SUPPLIED MATERIAL:

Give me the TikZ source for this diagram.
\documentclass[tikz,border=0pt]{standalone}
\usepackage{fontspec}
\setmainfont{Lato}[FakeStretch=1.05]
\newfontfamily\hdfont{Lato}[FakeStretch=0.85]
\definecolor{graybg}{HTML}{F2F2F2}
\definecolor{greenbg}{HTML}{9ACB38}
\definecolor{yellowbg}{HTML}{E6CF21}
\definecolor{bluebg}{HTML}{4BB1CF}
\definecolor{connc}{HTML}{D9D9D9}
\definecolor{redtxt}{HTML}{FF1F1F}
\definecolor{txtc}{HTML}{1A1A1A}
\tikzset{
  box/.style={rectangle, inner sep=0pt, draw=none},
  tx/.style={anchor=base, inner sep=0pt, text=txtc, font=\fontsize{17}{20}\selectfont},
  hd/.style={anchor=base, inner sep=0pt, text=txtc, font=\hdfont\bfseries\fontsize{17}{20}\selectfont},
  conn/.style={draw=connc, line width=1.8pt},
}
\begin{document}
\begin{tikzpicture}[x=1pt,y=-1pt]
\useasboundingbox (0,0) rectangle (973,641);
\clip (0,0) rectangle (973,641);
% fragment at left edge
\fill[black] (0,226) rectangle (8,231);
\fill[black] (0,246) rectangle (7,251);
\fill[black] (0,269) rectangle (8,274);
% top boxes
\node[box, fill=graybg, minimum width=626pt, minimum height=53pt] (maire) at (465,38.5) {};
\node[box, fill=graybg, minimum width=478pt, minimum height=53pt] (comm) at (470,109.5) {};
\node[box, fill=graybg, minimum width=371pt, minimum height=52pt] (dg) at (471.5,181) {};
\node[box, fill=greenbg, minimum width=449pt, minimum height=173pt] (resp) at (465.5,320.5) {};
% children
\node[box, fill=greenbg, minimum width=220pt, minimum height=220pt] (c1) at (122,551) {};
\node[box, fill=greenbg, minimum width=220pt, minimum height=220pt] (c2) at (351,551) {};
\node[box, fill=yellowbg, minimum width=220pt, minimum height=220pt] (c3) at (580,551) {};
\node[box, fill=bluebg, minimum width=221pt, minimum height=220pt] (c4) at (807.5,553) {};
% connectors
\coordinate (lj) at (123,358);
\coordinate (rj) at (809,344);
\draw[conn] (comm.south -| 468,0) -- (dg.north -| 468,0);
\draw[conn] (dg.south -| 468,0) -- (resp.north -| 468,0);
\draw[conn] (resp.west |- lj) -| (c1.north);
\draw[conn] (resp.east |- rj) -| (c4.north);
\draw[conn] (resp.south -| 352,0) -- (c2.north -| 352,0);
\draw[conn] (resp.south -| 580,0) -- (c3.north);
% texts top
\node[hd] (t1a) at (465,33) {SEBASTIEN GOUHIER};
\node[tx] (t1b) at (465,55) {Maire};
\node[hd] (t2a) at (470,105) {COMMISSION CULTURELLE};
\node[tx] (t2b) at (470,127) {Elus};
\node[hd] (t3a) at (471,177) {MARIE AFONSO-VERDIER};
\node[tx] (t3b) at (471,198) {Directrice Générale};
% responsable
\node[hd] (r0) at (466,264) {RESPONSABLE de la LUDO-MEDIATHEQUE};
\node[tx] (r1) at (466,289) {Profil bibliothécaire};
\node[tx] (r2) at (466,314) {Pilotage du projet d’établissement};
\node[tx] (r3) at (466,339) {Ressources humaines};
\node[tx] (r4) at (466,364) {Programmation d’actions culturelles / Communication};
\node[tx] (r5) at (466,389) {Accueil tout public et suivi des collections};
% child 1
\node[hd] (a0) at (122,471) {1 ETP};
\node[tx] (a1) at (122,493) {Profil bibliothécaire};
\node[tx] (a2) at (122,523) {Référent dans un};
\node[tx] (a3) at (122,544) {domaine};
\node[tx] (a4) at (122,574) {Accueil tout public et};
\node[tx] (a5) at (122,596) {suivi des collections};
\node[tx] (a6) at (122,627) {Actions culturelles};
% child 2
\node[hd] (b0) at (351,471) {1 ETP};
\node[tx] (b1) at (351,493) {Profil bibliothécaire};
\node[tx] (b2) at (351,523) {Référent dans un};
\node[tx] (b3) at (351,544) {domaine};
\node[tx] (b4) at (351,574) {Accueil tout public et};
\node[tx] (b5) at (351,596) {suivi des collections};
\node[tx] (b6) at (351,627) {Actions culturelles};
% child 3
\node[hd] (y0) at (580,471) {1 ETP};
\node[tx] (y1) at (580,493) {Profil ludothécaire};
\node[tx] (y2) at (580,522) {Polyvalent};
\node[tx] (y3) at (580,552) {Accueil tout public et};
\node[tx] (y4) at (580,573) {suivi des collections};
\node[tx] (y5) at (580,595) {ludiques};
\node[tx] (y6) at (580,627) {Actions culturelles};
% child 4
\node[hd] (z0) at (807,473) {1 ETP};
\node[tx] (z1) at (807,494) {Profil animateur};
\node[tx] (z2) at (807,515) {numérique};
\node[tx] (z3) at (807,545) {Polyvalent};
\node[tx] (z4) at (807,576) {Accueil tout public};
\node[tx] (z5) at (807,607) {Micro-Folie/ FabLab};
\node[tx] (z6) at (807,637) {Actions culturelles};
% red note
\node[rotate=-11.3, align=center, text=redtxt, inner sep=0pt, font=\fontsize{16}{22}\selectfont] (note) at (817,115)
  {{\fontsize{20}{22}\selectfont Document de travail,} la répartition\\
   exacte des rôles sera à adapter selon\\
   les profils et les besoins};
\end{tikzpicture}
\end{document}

WHAT NEEDS TO BE DONE:
From the first line to the last, retype the data exactly.

FULL SOLUTION:
Give me the TikZ source for this diagram.
\documentclass[tikz,border=0pt]{standalone}
\usepackage{fontspec}
\setmainfont{Lato}[FakeStretch=1.05]
\newfontfamily\hdfont{Lato}[FakeStretch=0.85]
\definecolor{graybg}{HTML}{F2F2F2}
\definecolor{greenbg}{HTML}{9ACB38}
\definecolor{yellowbg}{HTML}{E6CF21}
\definecolor{bluebg}{HTML}{4BB1CF}
\definecolor{connc}{HTML}{D9D9D9}
\definecolor{redtxt}{HTML}{FF1F1F}
\definecolor{txtc}{HTML}{1A1A1A}
\tikzset{
  box/.style={rectangle, inner sep=0pt, draw=none},
  tx/.style={anchor=base, inner sep=0pt, text=txtc, font=\fontsize{17}{20}\selectfont},
  hd/.style={anchor=base, inner sep=0pt, text=txtc, font=\hdfont\bfseries\fontsize{17}{20}\selectfont},
  conn/.style={draw=connc, line width=1.8pt},
}
\begin{document}
\begin{tikzpicture}[x=1pt,y=-1pt]
\useasboundingbox (0,0) rectangle (973,641);
\clip (0,0) rectangle (973,641);
% fragment at left edge
\fill[black] (0,226) rectangle (8,231);
\fill[black] (0,246) rectangle (7,251);
\fill[black] (0,269) rectangle (8,274);
% top boxes
\node[box, fill=graybg, minimum width=626pt, minimum height=53pt] (maire) at (465,38.5) {};
\node[box, fill=graybg, minimum width=478pt, minimum height=53pt] (comm) at (470,109.5) {};
\node[box, fill=graybg, minimum width=371pt, minimum height=52pt] (dg) at (471.5,181) {};
\node[box, fill=greenbg, minimum width=449pt, minimum height=173pt] (resp) at (465.5,320.5) {};
% children
\node[box, fill=greenbg, minimum width=220pt, minimum height=220pt] (c1) at (122,551) {};
\node[box, fill=greenbg, minimum width=220pt, minimum height=220pt] (c2) at (351,551) {};
\node[box, fill=yellowbg, minimum width=220pt, minimum height=220pt] (c3) at (580,551) {};
\node[box, fill=bluebg, minimum width=221pt, minimum height=220pt] (c4) at (807.5,553) {};
% connectors
\coordinate (lj) at (123,358);
\coordinate (rj) at (809,344);
\draw[conn] (comm.south -| 468,0) -- (dg.north -| 468,0);
\draw[conn] (dg.south -| 468,0) -- (resp.north -| 468,0);
\draw[conn] (resp.west |- lj) -| (c1.north);
\draw[conn] (resp.east |- rj) -| (c4.north);
\draw[conn] (resp.south -| 352,0) -- (c2.north -| 352,0);
\draw[conn] (resp.south -| 580,0) -- (c3.north);
% texts top
\node[hd] (t1a) at (465,33) {SEBASTIEN GOUHIER};
\node[tx] (t1b) at (465,55) {Maire};
\node[hd] (t2a) at (470,105) {COMMISSION CULTURELLE};
\node[tx] (t2b) at (470,127) {Elus};
\node[hd] (t3a) at (471,177) {MARIE AFONSO-VERDIER};
\node[tx] (t3b) at (471,198) {Directrice Générale};
% responsable
\node[hd] (r0) at (466,264) {RESPONSABLE de la LUDO-MEDIATHEQUE};
\node[tx] (r1) at (466,289) {Profil bibliothécaire};
\node[tx] (r2) at (466,314) {Pilotage du projet d’établissement};
\node[tx] (r3) at (466,339) {Ressources humaines};
\node[tx] (r4) at (466,364) {Programmation d’actions culturelles / Communication};
\node[tx] (r5) at (466,389) {Accueil tout public et suivi des collections};
% child 1
\node[hd] (a0) at (122,471) {1 ETP};
\node[tx] (a1) at (122,493) {Profil bibliothécaire};
\node[tx] (a2) at (122,523) {Référent dans un};
\node[tx] (a3) at (122,544) {domaine};
\node[tx] (a4) at (122,574) {Accueil tout public et};
\node[tx] (a5) at (122,596) {suivi des collections};
\node[tx] (a6) at (122,627) {Actions culturelles};
% child 2
\node[hd] (b0) at (351,471) {1 ETP};
\node[tx] (b1) at (351,493) {Profil bibliothécaire};
\node[tx] (b2) at (351,523) {Référent dans un};
\node[tx] (b3) at (351,544) {domaine};
\node[tx] (b4) at (351,574) {Accueil tout public et};
\node[tx] (b5) at (351,596) {suivi des collections};
\node[tx] (b6) at (351,627) {Actions culturelles};
% child 3
\node[hd] (y0) at (580,471) {1 ETP};
\node[tx] (y1) at (580,493) {Profil ludothécaire};
\node[tx] (y2) at (580,522) {Polyvalent};
\node[tx] (y3) at (580,552) {Accueil tout public et};
\node[tx] (y4) at (580,573) {suivi des collections};
\node[tx] (y5) at (580,595) {ludiques};
\node[tx] (y6) at (580,627) {Actions culturelles};
% child 4
\node[hd] (z0) at (807,473) {1 ETP};
\node[tx] (z1) at (807,494) {Profil animateur};
\node[tx] (z2) at (807,515) {numérique};
\node[tx] (z3) at (807,545) {Polyvalent};
\node[tx] (z4) at (807,576) {Accueil tout public};
\node[tx] (z5) at (807,607) {Micro-Folie/ FabLab};
\node[tx] (z6) at (807,637) {Actions culturelles};
% red note
\node[rotate=-11.3, align=center, text=redtxt, inner sep=0pt, font=\fontsize{16}{22}\selectfont] (note) at (817,115)
  {{\fontsize{20}{22}\selectfont Document de travail,} la répartition\\
   exacte des rôles sera à adapter selon\\
   les profils et les besoins};
\end{tikzpicture}
\end{document}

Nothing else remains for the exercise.